2 questions the Reds have already answered in 2024, 1 that still lingers

The Reds pitching has not been the problem this season.
Cincinnati Reds starter Nick Lodolo
Cincinnati Reds starter Nick Lodolo / Sean M. Haffey/GettyImages

The first month of the 2024 season is now in the rearview mirror. While the record isn't exactly where Reds fans had hoped it would be at this point in the season, given the number of injuries David Bell's ball club has suffered throughout the month of April, it's hard to complain.

The Cincinnati Reds, however, have been lacking consistency all season. While the Reds haven't dipped below .500 this season, they've managed to only get a few games above an even win-loss record. The Reds have had six come-from-behind wins, but have also blown five leads. Cincinnati has shutout the opposition twice this season, but have also been shutout twice in their own right.

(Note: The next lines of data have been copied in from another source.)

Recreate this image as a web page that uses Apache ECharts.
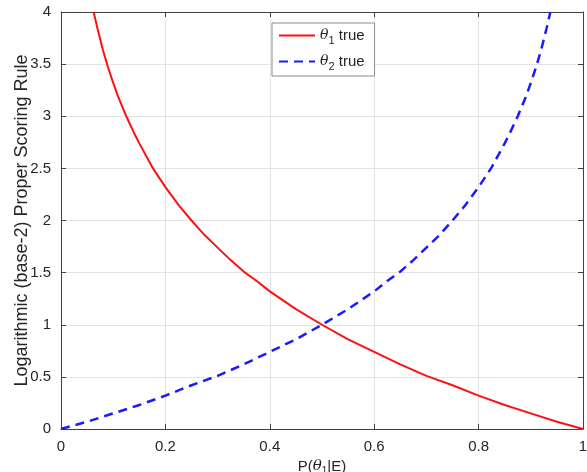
<!DOCTYPE html>
<html>
<head>
<meta charset="utf-8">
<script src="https://cdn.jsdelivr.net/npm/echarts@6/dist/echarts.min.js"></script>
<style>
  html, body { margin: 0; padding: 0; background: #fff; }
  #chart { width: 587px; height: 472px; }
</style>
</head>
<body>
<div id="chart"></div>
<script>
// values
const theta1X = [0.0625, 0.07, 0.075, 0.08, 0.09, 0.1, 0.11, 0.125, 0.14, 0.15, 0.175, 0.2, 0.225, 0.25, 0.275, 0.3, 0.325, 0.35, 0.375, 0.4, 0.45, 0.5, 0.55, 0.6, 0.65, 0.7, 0.75, 0.8, 0.85, 0.9, 0.95, 1]
const theta1Y = [4, 3.84, 3.74, 3.64, 3.47, 3.32, 3.18, 3, 2.84, 2.74, 2.51, 2.32, 2.15, 2, 1.86, 1.74, 1.62, 1.51, 1.42, 1.32, 1.15, 1, 0.86, 0.74, 0.62, 0.51, 0.42, 0.32, 0.23, 0.15, 0.07, 0]
const theta2X = [0, 0.05, 0.1, 0.15, 0.2, 0.25, 0.3, 0.35, 0.4, 0.45, 0.5, 0.55, 0.6, 0.625, 0.65, 0.675, 0.7, 0.725, 0.75, 0.775, 0.8, 0.825, 0.85, 0.86, 0.875, 0.89, 0.9, 0.91, 0.92, 0.925, 0.93, 0.9375]
const theta2Y = [0, 0.07, 0.15, 0.23, 0.32, 0.42, 0.51, 0.62, 0.74, 0.86, 1, 1.15, 1.32, 1.42, 1.51, 1.62, 1.74, 1.86, 2, 2.15, 2.32, 2.51, 2.74, 2.84, 3, 3.18, 3.32, 3.47, 3.64, 3.74, 3.84, 4]
const xTicks = [0, 0.2, 0.4, 0.6, 0.8, 1]
const yTicks = [0, 0.5, 1, 1.5, 2, 2.5, 3, 3.5, 4]

const font = 'Liberation Sans, Arial, Helvetica, sans-serif'
const textColor = '#262626'
const frameColor = '#404040'

const chart = echarts.init(document.getElementById('chart'), null, { renderer: 'canvas' })

function pair(xs, ys) { return xs.map((x, i) => [x, ys[i]]) }

const legendRich = {
  th: { fontFamily: 'DejaVu Serif, serif', fontStyle: 'italic', fontSize: 14, color: textColor },
  sub: { fontSize: 11, color: textColor, padding: [10, 0, 0, 0] },
  t: { fontSize: 15, color: textColor, fontFamily: font }
}

const frameAxis = {
  axisLabel: { show: false },
  splitLine: { show: false },
  axisLine: { show: true, onZero: false, lineStyle: { color: frameColor, width: 1 } },
  axisTick: { show: true, inside: true, length: 5, lineStyle: { color: frameColor } }
}

chart.setOption({
  backgroundColor: '#fff',
  animation: false,
  textStyle: { fontFamily: font },
  grid: { left: 61, right: 4, top: 12, bottom: 43, containLabel: false, outerBoundsMode: 'none' },
  legend: {
    show: true,
    top: 23, left: 272,
    orient: 'vertical',
    itemGap: 8,
    itemWidth: 36, itemHeight: 14,
    padding: [5, 10, 4, 6],
    borderColor: '#8a8a8a', borderWidth: 1,
    backgroundColor: '#fff',
    itemStyle: { opacity: 0 },
    data: ['theta1', 'theta2'],
    formatter: n => n === 'theta1' ? '{th|θ}{sub|1}{t| true}' : '{th|θ}{sub|2}{t| true}',
    textStyle: { rich: legendRich, color: textColor }
  },
  xAxis: [{
    type: 'value', min: 0, max: 1, interval: 0.2,
    name: '{t|P(}{th|θ}{sub|1}{t||E)}',
    nameLocation: 'middle', nameGap: 27,
    nameTextStyle: { rich: { th: { fontFamily: 'DejaVu Serif, serif', fontStyle: 'italic', fontSize: 15, color: textColor }, sub: { fontSize: 10, color: textColor, padding: [9, 0, 0, 0] }, t: { fontSize: 15, color: textColor, fontFamily: font } } },
    axisLabel: { color: textColor, fontSize: 15, margin: 10, formatter: v => String(+v.toFixed(1)) },
    axisLine: { show: true, onZero: false, lineStyle: { color: frameColor, width: 1 } },
    axisTick: { show: true, inside: true, length: 5, lineStyle: { color: frameColor } },
    splitLine: { show: true, lineStyle: { color: '#e3e3e3', width: 1 } }
  }, Object.assign({ type: 'value', min: 0, max: 1, interval: 0.2, position: 'top' }, frameAxis)],
  yAxis: [{
    type: 'value', min: 0, max: 4, interval: 0.5,
    name: 'Logarithmic (base-2) Proper Scoring Rule',
    nameLocation: 'middle', nameGap: 30, nameMoveOverlap: false,
    nameTextStyle: { color: textColor, fontSize: 18, fontFamily: font },
    axisLabel: { color: textColor, fontSize: 15, margin: 10 },
    axisLine: { show: true, onZero: false, lineStyle: { color: frameColor, width: 1 } },
    axisTick: { show: true, inside: true, length: 5, lineStyle: { color: frameColor } },
    splitLine: { show: true, lineStyle: { color: '#e3e3e3', width: 1 } }
  }, Object.assign({ type: 'value', min: 0, max: 4, interval: 0.5, position: 'right' }, frameAxis)],
  series: [
    {
      name: 'theta1', type: 'line', symbol: 'none',
      data: pair(theta1X, theta1Y),
      lineStyle: { color: '#ff1010', width: 2 },
      itemStyle: { color: '#ff1010' }
    },
    {
      name: 'theta2', type: 'line', symbol: 'none',
      data: pair(theta2X, theta2Y),
      lineStyle: { color: '#1a1aff', width: 2.5, type: [9, 6] },
      itemStyle: { color: '#1a1aff' }
    }
  ]
})
</script>
</body>
</html>
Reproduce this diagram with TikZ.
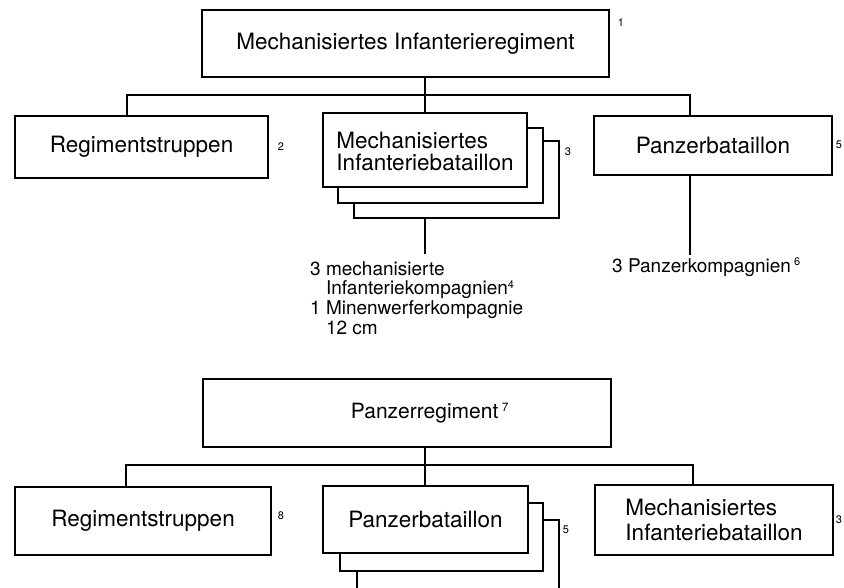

The hope, of course, for Reds Country is that once this team returns all their players from the IL, perhaps Cincinnati will go on a run and start looking like the team that the fanbase envisioned seeing this season. The Reds have answered a few questions with their early-season play, but some remain.

2 questions the Reds have already answered in 2024, 1 that still lingers

Do the Reds have enough pitching to compete in the NL Central?

The Reds front office addressed the team's biggest need this offseason. After watching so many pitchers underperform or find their way to the IL in 2023, Reds President of Baseball Operations Nick Krall was not going to let that happen again.

Krall went out this offseason and landed a bevy of both starters and relievers to help bolster the Reds' pitching staff. Frankie Montas, Nick Martinez, Brent Suter, Emilio Pagán, and Justin Wilson were all signed as free agents this winter, and the Cincinnati faithful have seen the return of Nick Lodolo.

Lodolo is the ace of the Reds' staff. That's undeniable after watching the former first-round pick absolutely mow down the competition during the outset of the 2024 season. If Lodolo stays healthy, the Reds have a Cy Young candidate on their hands.

The Reds don't need the rest of the pitching staff to be elite (though that would be nice). But if Bell can get consistently get five-plus innings from Montas, Andrew Abbott, Hunter Greene, and Graham Ashcraft while limiting the damage, the Reds bullpen will stay well-rested. There are more than enough quality arms in the Reds' organization to compete for the NL Central crown this season.

Will Elly De La Cruz make the necessary adjustments?

Outside of pitching, perhaps the biggest question for the Reds entering 2024 was the development of Cincinnati's budding superstar Elly De La Cruz. The speedy shortstop burst onto the scene in 2023, but opposing pitchers quickly discovered a hole in De La Cruz's swing. They then exploited it, and De La Cruz would oftentimes be flailing at pitches well outside the strike zone.

De La Cruz put in the work this offseason, and it shows. The 22-year-old has been laying off pitches that aren't in his wheelhouse, and when they are, De La Cruz has been obliterating them. According to Baseball Savant, De La Cruz is among the best in baseball in expected slugging percentage, average exit velocity, and barrel rate.

The biggest adjustment that De La Cruz has made, however, is taking his base. De La Cruz has a 13.5% walk rate, which is among the top 10% in the league. Last season, that number was just above 8%. With De La Cruz now reaching base more often, it allows him create chaos on the base paths and score more runs. De La Cruz has answered the bell this season.

How will the Reds fare against left-handed pitching?

This question continues to haunt the Reds, and it's one that Bell and the coaching staff need to address. The Reds have been pathetic against left-handed pitching this season. When Jake Fraley, a left-handed hitter who's historically struggled against southpaws, is your best left-handed bat, there's a problem. Fraley's .968 OPS is the highest of any Reds player against lefties this season.

As a team, Cincinnati is hitting just .224 against left-handed pitching, which is good enough for 22nd among all 30 major league teams. The Reds' 87 strikeouts against left-handers is the fifth-most in the league.

A lot of this can be attributed to injuries. The Reds are missing Matt McLain and TJ Friedl. Nick Senzel was the only Reds player last season who had a higher OPS against southpaws than the duo of McLain and Friedl.

The Reds have also been without Tyler Stephenson and Christian Encarnacion-Strand of late. The Reds' struggles against lefties may be a question mark all season until Cincinnati returns to full strength. But with McLain unlikely to return until after the All-Star break, Bell will need to find ways to supplement his lineup until the second baseman returns.